• **Task requirements**:
The listing below must be repeated word for word, with its images excluded.

• **Supplied information**:
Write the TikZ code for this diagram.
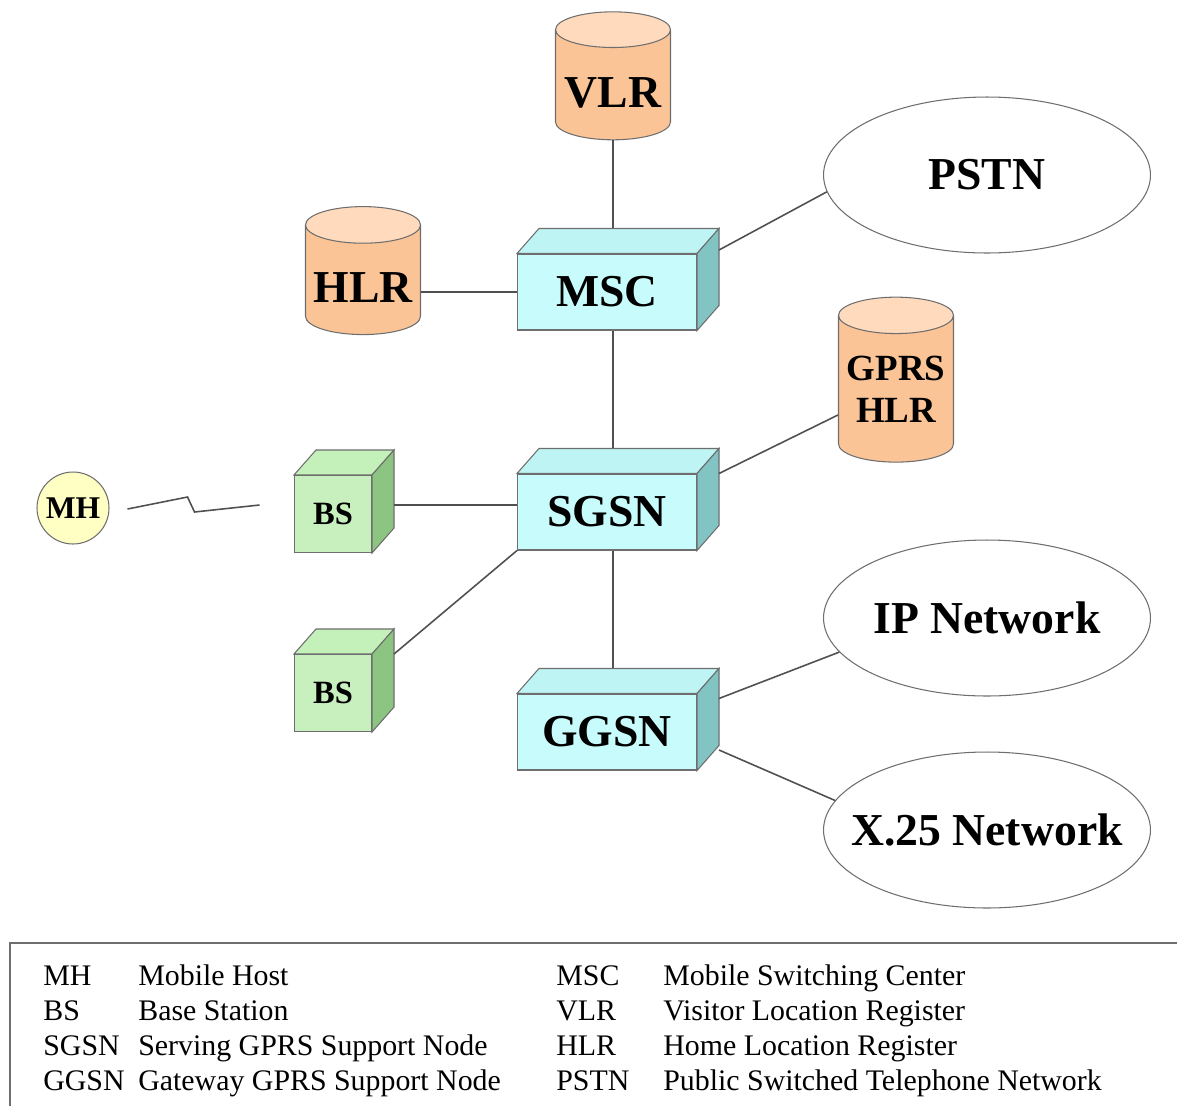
\documentclass[tikz,border=0pt]{standalone}
\usepackage{fontspec}
\setmainfont{Liberation Serif}
\usetikzlibrary{shapes.geometric}
\usetikzlibrary{calc,positioning}

\definecolor{dbfill}{RGB}{250,196,150}
\definecolor{dbtop}{RGB}{255,218,188}
\definecolor{boxfront}{RGB}{200,252,252}
\definecolor{boxtop}{RGB}{190,244,244}
\definecolor{boxside}{RGB}{130,196,196}
\definecolor{bsfront}{RGB}{200,240,190}
\definecolor{bstop}{RGB}{196,240,186}
\definecolor{bsside}{RGB}{140,196,130}
\definecolor{mhfill}{RGB}{255,255,196}
\definecolor{edge}{RGB}{110,110,110}
\definecolor{wire}{RGB}{80,80,80}

\begin{document}
\begin{tikzpicture}[x=0.02cm, y=-0.02cm,
  db/.style={cylinder, shape border rotate=90, aspect=0.37, draw=edge, line width=0.6pt,
    cylinder uses custom fill, cylinder body fill=dbfill, cylinder end fill=dbtop,
    minimum width=2.3cm, inner sep=0pt, font=\fontsize{26}{28}\selectfont\bfseries},
  unit/.style={rectangle, draw=edge, fill=boxfront, line width=0.6pt, minimum width=3.58cm,
    minimum height=1.52cm, inner sep=0pt, font=\fontsize{26}{28}\selectfont\bfseries},
  bs/.style={unit, fill=bsfront, minimum width=1.54cm, minimum height=1.54cm,
    font=\fontsize{18.5}{20}\selectfont\bfseries},
  net/.style={ellipse, draw=edge, line width=0.6pt, minimum width=6.54cm, minimum height=3.12cm,
    inner sep=0pt, font=\fontsize{26}{28}\selectfont\bfseries},
  wire/.style={draw=wire, line width=0.9pt},
  legend/.style={anchor=base west, inner sep=0pt, font=\fontsize{17}{19}\selectfont}]

\useasboundingbox (0,0) rectangle (1177,1106);

% databases
\node[db, minimum height=2.56cm, text height=26pt, text depth=0pt] (vlr) at (613, 85) {VLR};
\node[db, minimum height=2.56cm, text height=26pt, text depth=0pt] (hlr) at (363, 280) {HLR};
\node[db, minimum height=3.3cm, align=center, font=\fontsize{21}{24}\selectfont\bfseries] (ghlr) at (896, 389) {GPRS\\HLR};

% switching units
\node[unit] (msc) at (607, 292) {MSC};
\node[unit] (sgsn) at (607, 512) {SGSN};
\node[unit] (ggsn) at (607, 732) {GGSN};
\node[bs] (bs1) at (333, 514) {BS};
\node[bs] (bs2) at (333, 693) {BS};
\foreach \n/\f in {msc/box, sgsn/box, ggsn/box, bs1/bs, bs2/bs} {
  \draw[draw=edge, line width=0.6pt, fill=\f top] (\n.north west) -- ++(22,-25) -- ($(\n.north east)+(22,-25)$) -- (\n.north east) -- cycle;
  \draw[draw=edge, line width=0.6pt, fill=\f side] (\n.north east) -- ++(22,-25) -- ($(\n.south east)+(22,-25)$) -- (\n.south east) -- cycle;
}

% mobile host
\node[circle, draw=edge, fill=mhfill, line width=0.6pt, minimum size=1.44cm, inner sep=0pt,
  font=\fontsize{18}{20}\selectfont\bfseries] (mh) at (73, 508) {MH};

% outside networks
\node[net] (pstn) at (987, 175) {\makebox[0pt]{PSTN}};
\node[net] (ip) at (987, 618) {\makebox[0pt]{IP Network}};
\node[net] (x25) at (987, 830) {\makebox[0pt]{X.25 Network}};

% links
\draw[wire] (vlr.south) -- ($(msc.north)+(6,-25)$);
\draw[wire] ($(msc.south)+(6,0)$) -- ($(sgsn.north)+(6,-25)$);
\draw[wire] ($(sgsn.south)+(6,0)$) -- ($(ggsn.north)+(6,-25)$);
\draw[wire] (msc.west) -- (msc.west -| hlr.east);
\draw[wire] ($(msc.east)+(22,-42)$) -- (pstn.186);
\draw[wire] ($(sgsn.north east)+(22,0)$) -- ($(ghlr.west)+(0,26)$);
\draw[wire] ($(bs1.east)+(22,-9)$) -- ($(sgsn.west)+(0,-7)$);
\draw[wire] ($(bs2.north east)+(22,0)$) -- (sgsn.south west);
\draw[wire] ($(ggsn.north east)+(22,5)$) -- (ip.193);
\draw[wire] ($(ggsn.east)+(22,18)$) -- (x25.169);
\coordinate (air) at ($(mh.east)+(18,1)$);
\draw[wire] (air) -- ++(60,-12) -- ++(7,15) -- ++(65,-7);

% legend
\draw[draw=edge, line width=0.8pt] (10,1106) -- (10,943) -- (1177,943);
\foreach \ab/\txt [count=\i] in {MH/Mobile Host, BS/Base Station, SGSN/Serving GPRS Support Node, GGSN/Gateway GPRS Support Node} {
  \node[legend] (la\i) at (43, {985+35.3*(\i-1)}) {\ab};
  \node[legend] (lb\i) at (138, {985+35.3*(\i-1)}) {\txt};
}
\foreach \ab/\txt [count=\i] in {MSC/Mobile Switching Center, VLR/Visitor Location Register, HLR/Home Location Register, PSTN/Public Switched Telephone Network} {
  \node[legend] (ra\i) at (556, {985+35.3*(\i-1)}) {\ab};
  \node[legend] (rb\i) at (663, {985+35.3*(\i-1)}) {\txt};
}
\end{tikzpicture}
\end{document}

• **Correct output**:
Write the TikZ code for this diagram.
\documentclass[tikz,border=0pt]{standalone}
\usepackage{fontspec}
\setmainfont{Liberation Serif}
\usetikzlibrary{shapes.geometric}
\usetikzlibrary{calc,positioning}

\definecolor{dbfill}{RGB}{250,196,150}
\definecolor{dbtop}{RGB}{255,218,188}
\definecolor{boxfront}{RGB}{200,252,252}
\definecolor{boxtop}{RGB}{190,244,244}
\definecolor{boxside}{RGB}{130,196,196}
\definecolor{bsfront}{RGB}{200,240,190}
\definecolor{bstop}{RGB}{196,240,186}
\definecolor{bsside}{RGB}{140,196,130}
\definecolor{mhfill}{RGB}{255,255,196}
\definecolor{edge}{RGB}{110,110,110}
\definecolor{wire}{RGB}{80,80,80}

\begin{document}
\begin{tikzpicture}[x=0.02cm, y=-0.02cm,
  db/.style={cylinder, shape border rotate=90, aspect=0.37, draw=edge, line width=0.6pt,
    cylinder uses custom fill, cylinder body fill=dbfill, cylinder end fill=dbtop,
    minimum width=2.3cm, inner sep=0pt, font=\fontsize{26}{28}\selectfont\bfseries},
  unit/.style={rectangle, draw=edge, fill=boxfront, line width=0.6pt, minimum width=3.58cm,
    minimum height=1.52cm, inner sep=0pt, font=\fontsize{26}{28}\selectfont\bfseries},
  bs/.style={unit, fill=bsfront, minimum width=1.54cm, minimum height=1.54cm,
    font=\fontsize{18.5}{20}\selectfont\bfseries},
  net/.style={ellipse, draw=edge, line width=0.6pt, minimum width=6.54cm, minimum height=3.12cm,
    inner sep=0pt, font=\fontsize{26}{28}\selectfont\bfseries},
  wire/.style={draw=wire, line width=0.9pt},
  legend/.style={anchor=base west, inner sep=0pt, font=\fontsize{17}{19}\selectfont}]

\useasboundingbox (0,0) rectangle (1177,1106);

% databases
\node[db, minimum height=2.56cm, text height=26pt, text depth=0pt] (vlr) at (613, 85) {VLR};
\node[db, minimum height=2.56cm, text height=26pt, text depth=0pt] (hlr) at (363, 280) {HLR};
\node[db, minimum height=3.3cm, align=center, font=\fontsize{21}{24}\selectfont\bfseries] (ghlr) at (896, 389) {GPRS\\HLR};

% switching units
\node[unit] (msc) at (607, 292) {MSC};
\node[unit] (sgsn) at (607, 512) {SGSN};
\node[unit] (ggsn) at (607, 732) {GGSN};
\node[bs] (bs1) at (333, 514) {BS};
\node[bs] (bs2) at (333, 693) {BS};
\foreach \n/\f in {msc/box, sgsn/box, ggsn/box, bs1/bs, bs2/bs} {
  \draw[draw=edge, line width=0.6pt, fill=\f top] (\n.north west) -- ++(22,-25) -- ($(\n.north east)+(22,-25)$) -- (\n.north east) -- cycle;
  \draw[draw=edge, line width=0.6pt, fill=\f side] (\n.north east) -- ++(22,-25) -- ($(\n.south east)+(22,-25)$) -- (\n.south east) -- cycle;
}

% mobile host
\node[circle, draw=edge, fill=mhfill, line width=0.6pt, minimum size=1.44cm, inner sep=0pt,
  font=\fontsize{18}{20}\selectfont\bfseries] (mh) at (73, 508) {MH};

% outside networks
\node[net] (pstn) at (987, 175) {\makebox[0pt]{PSTN}};
\node[net] (ip) at (987, 618) {\makebox[0pt]{IP Network}};
\node[net] (x25) at (987, 830) {\makebox[0pt]{X.25 Network}};

% links
\draw[wire] (vlr.south) -- ($(msc.north)+(6,-25)$);
\draw[wire] ($(msc.south)+(6,0)$) -- ($(sgsn.north)+(6,-25)$);
\draw[wire] ($(sgsn.south)+(6,0)$) -- ($(ggsn.north)+(6,-25)$);
\draw[wire] (msc.west) -- (msc.west -| hlr.east);
\draw[wire] ($(msc.east)+(22,-42)$) -- (pstn.186);
\draw[wire] ($(sgsn.north east)+(22,0)$) -- ($(ghlr.west)+(0,26)$);
\draw[wire] ($(bs1.east)+(22,-9)$) -- ($(sgsn.west)+(0,-7)$);
\draw[wire] ($(bs2.north east)+(22,0)$) -- (sgsn.south west);
\draw[wire] ($(ggsn.north east)+(22,5)$) -- (ip.193);
\draw[wire] ($(ggsn.east)+(22,18)$) -- (x25.169);
\coordinate (air) at ($(mh.east)+(18,1)$);
\draw[wire] (air) -- ++(60,-12) -- ++(7,15) -- ++(65,-7);

% legend
\draw[draw=edge, line width=0.8pt] (10,1106) -- (10,943) -- (1177,943);
\foreach \ab/\txt [count=\i] in {MH/Mobile Host, BS/Base Station, SGSN/Serving GPRS Support Node, GGSN/Gateway GPRS Support Node} {
  \node[legend] (la\i) at (43, {985+35.3*(\i-1)}) {\ab};
  \node[legend] (lb\i) at (138, {985+35.3*(\i-1)}) {\txt};
}
\foreach \ab/\txt [count=\i] in {MSC/Mobile Switching Center, VLR/Visitor Location Register, HLR/Home Location Register, PSTN/Public Switched Telephone Network} {
  \node[legend] (ra\i) at (556, {985+35.3*(\i-1)}) {\ab};
  \node[legend] (rb\i) at (663, {985+35.3*(\i-1)}) {\txt};
}
\end{tikzpicture}
\end{document}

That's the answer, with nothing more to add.